■ **Task**
Without the pictures, can you quote each line below exactly?
::::::::
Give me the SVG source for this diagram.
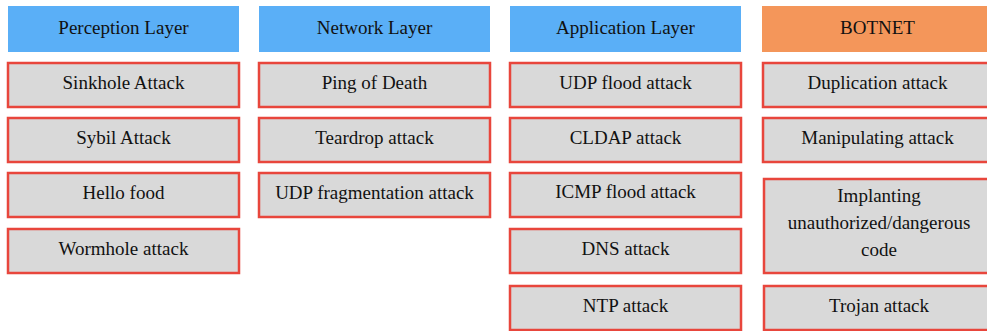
<svg xmlns="http://www.w3.org/2000/svg" width="987" height="331" viewBox="0 0 987 331">
<style>
.hd{fill:#5aaff7}
.bn{fill:#f4965a}
.bx{fill:#d9d9d9;stroke:#e8463c;stroke-width:2.5}
text{font-family:"Liberation Serif",Tinos,"Times New Roman","DejaVu Serif",serif;font-size:19px;fill:#111111;text-anchor:middle}
</style>
<rect width="987" height="331" fill="#ffffff"/>
<g id="col1">
<g id="h1"><rect class="hd" x="8" y="6" width="231" height="46"/><text x="123.5" y="34">Perception Layer</text></g>
<g id="n1a"><rect class="bx" x="8" y="63" width="231" height="44"/><text x="123.5" y="89">Sinkhole Attack</text></g>
<g id="n1b"><rect class="bx" x="8" y="118" width="231" height="44"/><text x="123.5" y="144">Sybil Attack</text></g>
<g id="n1c"><rect class="bx" x="8" y="173" width="231" height="44"/><text x="123.5" y="199">Hello food</text></g>
<g id="n1d"><rect class="bx" x="8" y="229" width="231" height="44"/><text x="123.5" y="255">Wormhole attack</text></g>
</g>
<g id="col2">
<g id="h2"><rect class="hd" x="259" y="6" width="231" height="46"/><text x="374.5" y="34">Network Layer</text></g>
<g id="n2a"><rect class="bx" x="259" y="63" width="231" height="44"/><text x="374.5" y="89">Ping of Death</text></g>
<g id="n2b"><rect class="bx" x="259" y="118" width="231" height="44"/><text x="374.5" y="144">Teardrop attack</text></g>
<g id="n2c"><rect class="bx" x="259" y="173" width="231" height="44"/><text x="374.5" y="199">UDP fragmentation attack</text></g>
</g>
<g id="col3">
<g id="h3"><rect class="hd" x="510" y="6" width="231" height="46"/><text x="625.5" y="34">Application Layer</text></g>
<g id="n3a"><rect class="bx" x="510" y="63" width="231" height="44"/><text x="625.5" y="89">UDP flood attack</text></g>
<g id="n3b"><rect class="bx" x="510" y="118" width="231" height="44"/><text x="625.5" y="144">CLDAP attack</text></g>
<g id="n3c"><rect class="bx" x="510" y="173" width="231" height="44"/><text x="625.5" y="198">ICMP flood attack</text></g>
<g id="n3d"><rect class="bx" x="510" y="229" width="231" height="44"/><text x="625.5" y="255">DNS attack</text></g>
<g id="n3e"><rect class="bx" x="510" y="286" width="231" height="44"/><text x="625.5" y="312">NTP attack</text></g>
</g>
<g id="col4">
<g id="h4"><rect class="bn" x="762" y="6" width="231" height="46"/><text x="877.5" y="34">BOTNET</text></g>
<g id="n4a"><rect class="bx" x="763" y="63" width="231" height="44"/><text x="877.5" y="89">Duplication attack</text></g>
<g id="n4b"><rect class="bx" x="763" y="118" width="231" height="44"/><text x="877.5" y="144">Manipulating attack</text></g>
<g id="n4c"><rect class="bx" x="764" y="179" width="231" height="94"/><text x="879" y="202">Implanting</text><text x="879" y="229">unauthorized/dangerous</text><text x="879" y="256">code</text></g>
<g id="n4d"><rect class="bx" x="764" y="286" width="231" height="44"/><text x="879" y="312">Trojan attack</text></g>
</g>
<g id="connectors"/>
</svg>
::::::::
■ **Reply to the task**
Give me the SVG source for this diagram.
<svg xmlns="http://www.w3.org/2000/svg" width="987" height="331" viewBox="0 0 987 331">
<style>
.hd{fill:#5aaff7}
.bn{fill:#f4965a}
.bx{fill:#d9d9d9;stroke:#e8463c;stroke-width:2.5}
text{font-family:"Liberation Serif",Tinos,"Times New Roman","DejaVu Serif",serif;font-size:19px;fill:#111111;text-anchor:middle}
</style>
<rect width="987" height="331" fill="#ffffff"/>
<g id="col1">
<g id="h1"><rect class="hd" x="8" y="6" width="231" height="46"/><text x="123.5" y="34">Perception Layer</text></g>
<g id="n1a"><rect class="bx" x="8" y="63" width="231" height="44"/><text x="123.5" y="89">Sinkhole Attack</text></g>
<g id="n1b"><rect class="bx" x="8" y="118" width="231" height="44"/><text x="123.5" y="144">Sybil Attack</text></g>
<g id="n1c"><rect class="bx" x="8" y="173" width="231" height="44"/><text x="123.5" y="199">Hello food</text></g>
<g id="n1d"><rect class="bx" x="8" y="229" width="231" height="44"/><text x="123.5" y="255">Wormhole attack</text></g>
</g>
<g id="col2">
<g id="h2"><rect class="hd" x="259" y="6" width="231" height="46"/><text x="374.5" y="34">Network Layer</text></g>
<g id="n2a"><rect class="bx" x="259" y="63" width="231" height="44"/><text x="374.5" y="89">Ping of Death</text></g>
<g id="n2b"><rect class="bx" x="259" y="118" width="231" height="44"/><text x="374.5" y="144">Teardrop attack</text></g>
<g id="n2c"><rect class="bx" x="259" y="173" width="231" height="44"/><text x="374.5" y="199">UDP fragmentation attack</text></g>
</g>
<g id="col3">
<g id="h3"><rect class="hd" x="510" y="6" width="231" height="46"/><text x="625.5" y="34">Application Layer</text></g>
<g id="n3a"><rect class="bx" x="510" y="63" width="231" height="44"/><text x="625.5" y="89">UDP flood attack</text></g>
<g id="n3b"><rect class="bx" x="510" y="118" width="231" height="44"/><text x="625.5" y="144">CLDAP attack</text></g>
<g id="n3c"><rect class="bx" x="510" y="173" width="231" height="44"/><text x="625.5" y="198">ICMP flood attack</text></g>
<g id="n3d"><rect class="bx" x="510" y="229" width="231" height="44"/><text x="625.5" y="255">DNS attack</text></g>
<g id="n3e"><rect class="bx" x="510" y="286" width="231" height="44"/><text x="625.5" y="312">NTP attack</text></g>
</g>
<g id="col4">
<g id="h4"><rect class="bn" x="762" y="6" width="231" height="46"/><text x="877.5" y="34">BOTNET</text></g>
<g id="n4a"><rect class="bx" x="763" y="63" width="231" height="44"/><text x="877.5" y="89">Duplication attack</text></g>
<g id="n4b"><rect class="bx" x="763" y="118" width="231" height="44"/><text x="877.5" y="144">Manipulating attack</text></g>
<g id="n4c"><rect class="bx" x="764" y="179" width="231" height="94"/><text x="879" y="202">Implanting</text><text x="879" y="229">unauthorized/dangerous</text><text x="879" y="256">code</text></g>
<g id="n4d"><rect class="bx" x="764" y="286" width="231" height="44"/><text x="879" y="312">Trojan attack</text></g>
</g>
<g id="connectors"/>
</svg>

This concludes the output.